The program saves a settings file as text which contains floating point numbers of type long double. The settings file can only be saved via the GUI (GTK2), while files can also be loaded via the command line and without bringing up the GUI.

Unfortunately, a user reports that in the files he has saved, due to his locale setting, the numbers are formatted with commas and the program refuses to load them (emitting error messages) from the command line but seems to load them when the GUI is open.

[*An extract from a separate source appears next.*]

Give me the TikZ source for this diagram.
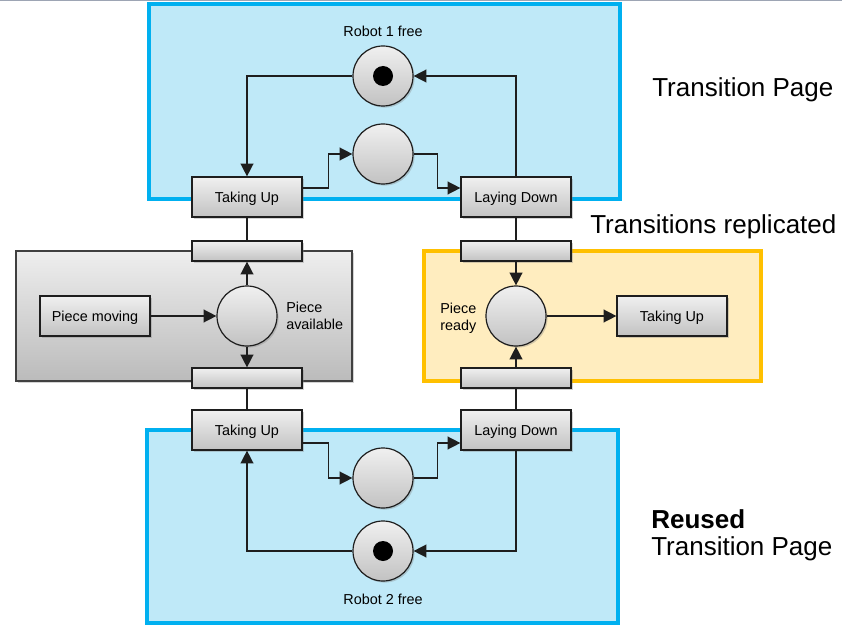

I have already asked the following question: MPFR, printf, decimal places, locales, file i/o problem which suggested using setlocale(LC_ALL, "C") which I placed at the beginning of main. As this did not work, I placed it after calling gtk_init_check but again, it made no difference. (EDIT It did make a difference after I installed a few locales.)

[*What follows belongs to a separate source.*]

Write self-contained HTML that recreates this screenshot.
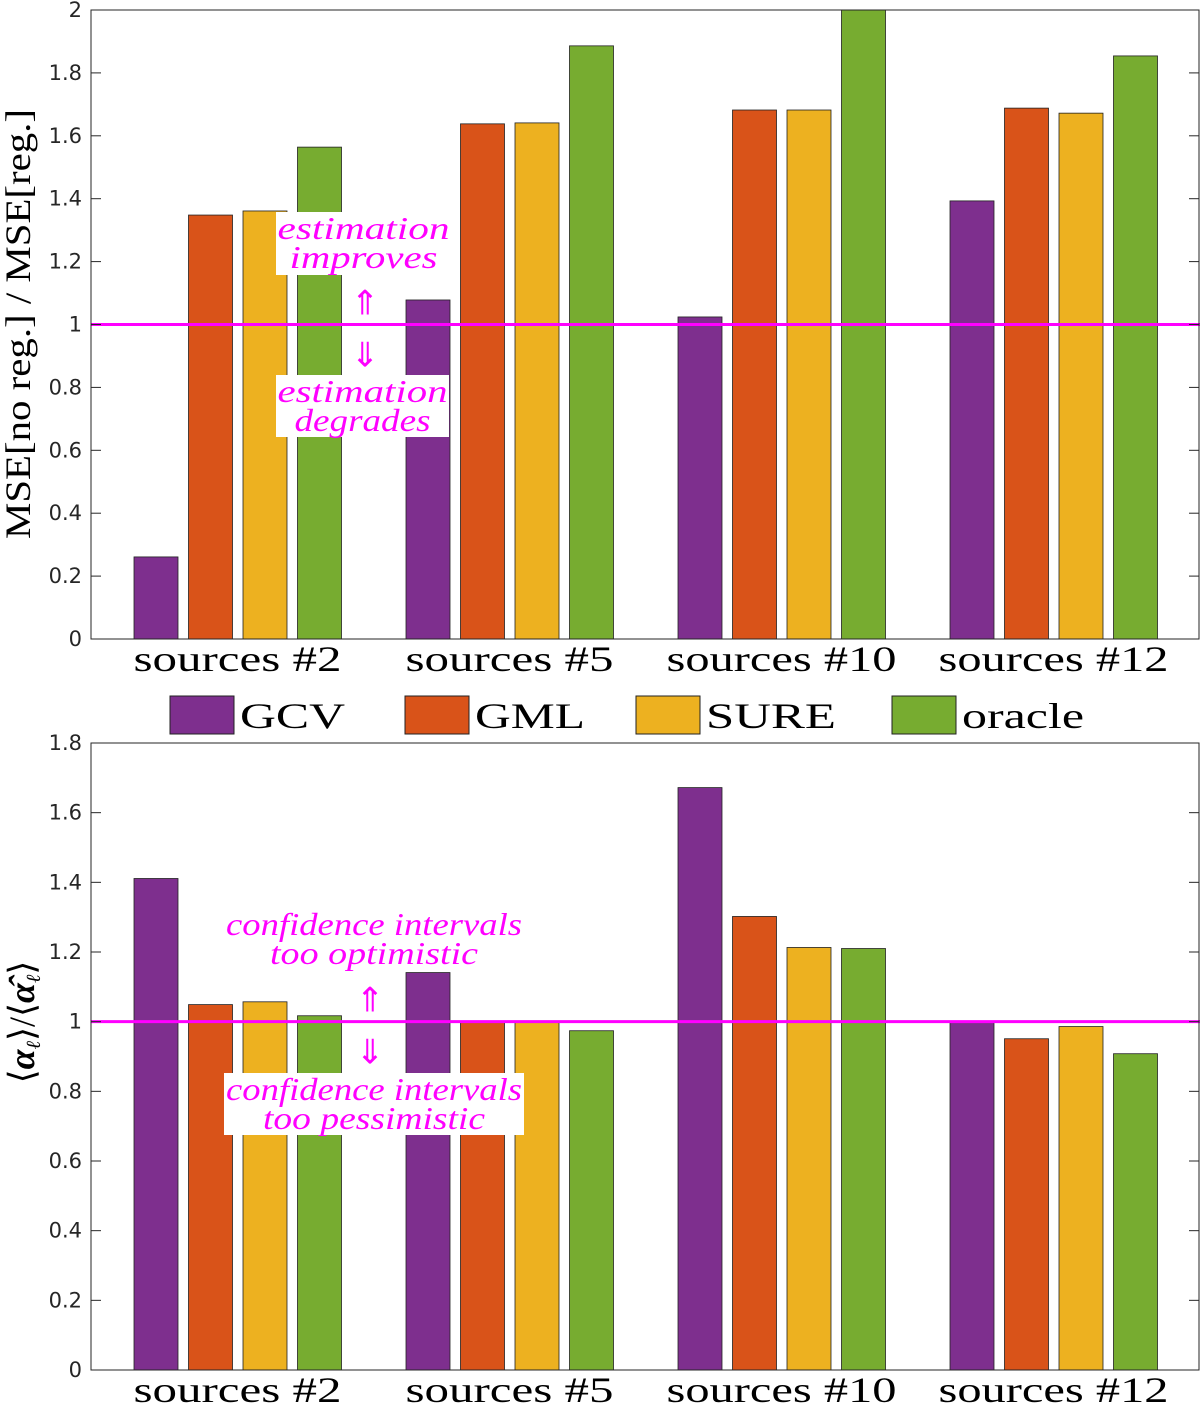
<!DOCTYPE html>
<html><head><meta charset="utf-8"><style>
html,body{margin:0;padding:0;background:#fff;width:1200px;height:1412px;overflow:hidden}
svg{display:block}
.tick{font-family:"DejaVu Sans","Liberation Sans",sans-serif;font-size:21px;fill:#262626}
.xl{font-family:"Liberation Serif",serif;font-size:36px;fill:#000}
.ann{font-family:"Liberation Serif",serif;font-style:italic;font-size:32px;fill:#ff00ff}
.arr{font-family:"DejaVu Sans",sans-serif;font-size:34px;fill:#ff00ff}
</style></head><body>
<svg id="chart" width="1200" height="1412" xmlns="http://www.w3.org/2000/svg"></svg>
<script>
const categories = ["sources #2","sources #5","sources #10","sources #12"];
const seriesNames = ["GCV","GML","SURE","oracle"];
const topGCV = [0.261,1.078,1.024,1.393];
const topGML = [1.348,1.638,1.682,1.688];
const topSURE = [1.361,1.641,1.682,1.672];
const topOracle = [1.564,1.886,2.0,1.854];
const botGCV = [1.411,1.141,1.672,1.0];
const botGML = [1.049,1.0,1.302,0.951];
const botSURE = [1.057,1.0,1.213,0.986];
const botOracle = [1.017,0.974,1.210,0.908];
const topTicks = [0,0.2,0.4,0.6,0.8,1,1.2,1.4,1.6,1.8,2];
const botTicks = [0,0.2,0.4,0.6,0.8,1,1.2,1.4,1.6,1.8];
const colors = ["#7E2F8E","#D95319","#EDB120","#77AC30"];
const NS="http://www.w3.org/2000/svg";
const svg=document.getElementById('chart');
function mk(tag,attrs,parent){const e=document.createElementNS(NS,tag);for(const k in attrs)e.setAttribute(k,attrs[k]);(parent||svg).appendChild(e);return e;}
function xCenter(i){return 237.5+272*i;}
function barX(i,s){return xCenter(i)-103.5+54.5*s;}
const catWidths=[208,208,230,230];
function drawPanel(cfg){
  const g=mk('g',{});
  
  
  const y=v=>cfg.y0-(v/cfg.ymax)*(cfg.y0-cfg.y1);
  cfg.series.forEach((arr,s)=>{
    arr.forEach((v,i)=>{
      const r=mk('rect',{x:barX(i,s),y:y(v),width:44,height:cfg.y0-y(v),fill:colors[s],stroke:'#222','stroke-width':0.8},g);
      
      
    });
  });
  cfg.ann.forEach(a=>{
    const bg=mk('rect',{x:a.x,y:a.y,width:a.w,height:a.h,fill:'#fff'},g);
    
    
    a.lines.forEach((t,k)=>{
      const tx=mk('text',{x:a.x+a.w/2,y:a.y+27+k*29,'text-anchor':'middle',class:'ann',textLength:a.tl[k],lengthAdjust:'spacingAndGlyphs'},g);
      tx.textContent=t;
      
      
    });
  });
  const ar1=mk('text',{x:cfg.arrowX,y:y(1)-10,'text-anchor':'middle',class:'arr'},g);
  ar1.textContent='⇑';
  const ar2=mk('text',{x:cfg.arrowX,y:y(1)+42,'text-anchor':'middle',class:'arr'},g);
  ar2.textContent='⇓';
  const rl=mk('line',{x1:91,x2:1200,y1:y(1),y2:y(1),stroke:'#ff00ff','stroke-width':3},g);
  
  
  const box=mk('rect',{x:91,y:cfg.y1,width:1108,height:cfg.y0-cfg.y1,fill:'none',stroke:'#262626','stroke-width':1},g);
  
  
  cfg.ticks.forEach(t=>{
    const ty=y(t);
    mk('line',{x1:91,x2:101,y1:ty,y2:ty,stroke:'#262626'},g);
    mk('line',{x1:1189,x2:1199,y1:ty,y2:ty,stroke:'#262626'},g);
    const tl=mk('text',{x:82,y:ty+7,'text-anchor':'end',class:'tick'},g);
    tl.textContent=String(t);
    if(t===1)tl.setAttribute('fill','#ff00ff');
    
    
  });
  categories.forEach((c,i)=>{
    const xl=mk('text',{x:xCenter(i),y:cfg.y0+32,'text-anchor':'middle',class:'xl',textLength:catWidths[i],lengthAdjust:'spacingAndGlyphs'},g);
    xl.textContent=c;
    
    
  });
}
drawPanel({name:'top-panel',y0:639,y1:10,ymax:2,ticks:topTicks,series:[topGCV,topGML,topSURE,topOracle],arrowX:365,
  ann:[{x:276,y:212,w:175,h:63,lines:['estimation','improves'],tl:[172,148]},{x:276,y:375,w:173,h:62,lines:['estimation','degrades'],tl:[170,136]}]});
drawPanel({name:'bottom-panel',y0:1370,y1:743,ymax:1.8,ticks:botTicks,series:[botGCV,botGML,botSURE,botOracle],arrowX:370,
  ann:[{x:224,y:908,w:300,h:62,lines:['confidence intervals','too optimistic'],tl:[296,208]},{x:224,y:1073,w:300,h:62,lines:['confidence intervals','too pessimistic'],tl:[296,222]}]});
const legX=[170,405,636,892];
const legW=[105,110,130,122];
seriesNames.forEach((n,s)=>{
  const r=mk('rect',{x:legX[s],y:696,width:64,height:38,fill:colors[s],stroke:'#222','stroke-width':1});
  
  
  const t=mk('text',{x:legX[s]+70,y:728,class:'xl','font-size':'42',textLength:legW[s],lengthAdjust:'spacingAndGlyphs'});
  t.textContent=n;
  
  
});
const yl1=mk('text',{x:0,y:0,transform:'translate(30,324) rotate(-90)','text-anchor':'middle',class:'xl','font-size':'32',textLength:430,lengthAdjust:'spacingAndGlyphs'});
yl1.textContent='MSE[no reg.]  / MSE[reg.]';


const yl2=mk('text',{x:0,y:0,transform:'translate(34,1022) rotate(-90)','text-anchor':'middle',class:'xl','font-size':'34'});
yl2.innerHTML='⟨<tspan font-weight="bold" font-style="italic">α</tspan><tspan font-style="italic" font-size="20" dy="6">ℓ</tspan><tspan dy="-6">⟩/⟨</tspan><tspan font-weight="bold" font-style="italic">α̂</tspan><tspan font-style="italic" font-size="20" dy="6">ℓ</tspan><tspan dy="-6">⟩</tspan>';


</script>
</body></html>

I want the program to always use the same locale setting (or non-localized locale setting - "C") for these data files it saves, but don't want to mess up the GUI by doing so.

How?

A: 

If you can live with only storing these values as double, I would simply suggest using glib's ASCII-limited string formatting/parsing functions:

To convert a value to string, call g_ascii_dtostr(). To go the other way, use g_ascii_strtod().

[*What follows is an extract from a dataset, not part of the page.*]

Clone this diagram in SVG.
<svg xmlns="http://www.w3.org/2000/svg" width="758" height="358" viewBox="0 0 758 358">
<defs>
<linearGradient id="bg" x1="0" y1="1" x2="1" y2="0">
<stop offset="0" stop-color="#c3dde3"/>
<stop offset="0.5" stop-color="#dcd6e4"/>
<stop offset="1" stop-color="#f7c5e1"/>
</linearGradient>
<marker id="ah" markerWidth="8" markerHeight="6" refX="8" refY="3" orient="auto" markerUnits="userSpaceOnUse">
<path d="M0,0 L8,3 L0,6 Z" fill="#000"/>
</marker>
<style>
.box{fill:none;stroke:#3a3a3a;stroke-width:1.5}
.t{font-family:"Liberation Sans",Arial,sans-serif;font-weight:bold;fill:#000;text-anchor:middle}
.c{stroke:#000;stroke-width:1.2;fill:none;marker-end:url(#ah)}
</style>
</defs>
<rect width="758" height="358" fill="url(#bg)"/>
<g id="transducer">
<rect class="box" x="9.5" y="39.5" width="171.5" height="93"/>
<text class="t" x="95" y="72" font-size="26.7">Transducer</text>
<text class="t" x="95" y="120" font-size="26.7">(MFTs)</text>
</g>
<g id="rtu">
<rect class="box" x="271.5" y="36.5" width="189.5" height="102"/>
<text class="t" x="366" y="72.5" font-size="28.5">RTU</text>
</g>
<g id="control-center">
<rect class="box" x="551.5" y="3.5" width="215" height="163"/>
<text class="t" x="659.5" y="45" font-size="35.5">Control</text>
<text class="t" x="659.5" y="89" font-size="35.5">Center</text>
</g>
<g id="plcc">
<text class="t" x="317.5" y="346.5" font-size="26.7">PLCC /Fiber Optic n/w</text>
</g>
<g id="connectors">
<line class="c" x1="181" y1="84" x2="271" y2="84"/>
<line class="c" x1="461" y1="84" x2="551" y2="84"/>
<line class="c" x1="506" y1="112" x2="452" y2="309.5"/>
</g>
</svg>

I realize this might be bad since you drop precision going from long double to plain old (g)double, of course. It doesn't seem glib supports a long double type, are you sure it really gives you more precision?

unwind
Errrh absolutely sure... Actually some of the floats use the MPFR library for even more precision and the output of the MPFR functions also has the same problem.
James Morris
A: 

Store the locale in use at the top of your load/save code:

char* loc = setlocale(LC_NUMERIC, NULL);

Then for every instance where you write numeric values to your file call:

setlocale(LC_NUMERIC, "C");
/* code here for read/write of numeric values:
fprintf(fd, "aspect %0.20lf\n", img->aspect);
*/
setlocale(LC_NUMERIC, loc);

Should do the trick.

James Morris
I discussed this approach on the gtk-app-devel list. Initially I misunderstood vitaly.v.ch's answer and this is reflected in my first post there. After several posts I am left concluding that in my particular case the store/restore approach is ok.Thread starts: http://mail.gnome.org/archives/gtk-app-devel-list/2010-January/msg00127.htmland continues: http://mail.gnome.org/archives/gtk-app-devel-list/2010-February/msg00000.html
James Morris
+1  A: 

do not use locale sensitive functions for save and restore values at all. For example use ieee754.h for save and loading mantissa and exponent.

vitaly.v.ch
Could you explain briefly as to why I should not save/restore locale settings?
James Morris
That's not what he said.A locale-sensitive function for printing a number to a file will format that number according to the locale, with commas etc. A locale-insensitive function will always print the number the same way no matter what locale you are in. Always use locale-insensitive functions for internally written files that users will not hand-edit. (Such as settings files.)
ptomato
These are config files. They are meant to be machine readable and the machine really doesn't care for your national sensitivities. Making the config files commented, human-readable and human-editable is an appreciated though not essential bow towards usability and openness. Making config files localized, including localized formatting of actual config data is harmful and an abuse of "political correctness" (as you just experienced). GUI should be localized. Text config tool can be localized. Config files should not.
SF.
It's wrong. I talk about system header ieee754.h not about standard ieee754.h.
vitaly.v.ch
-1 ieee754 does not have the precision required.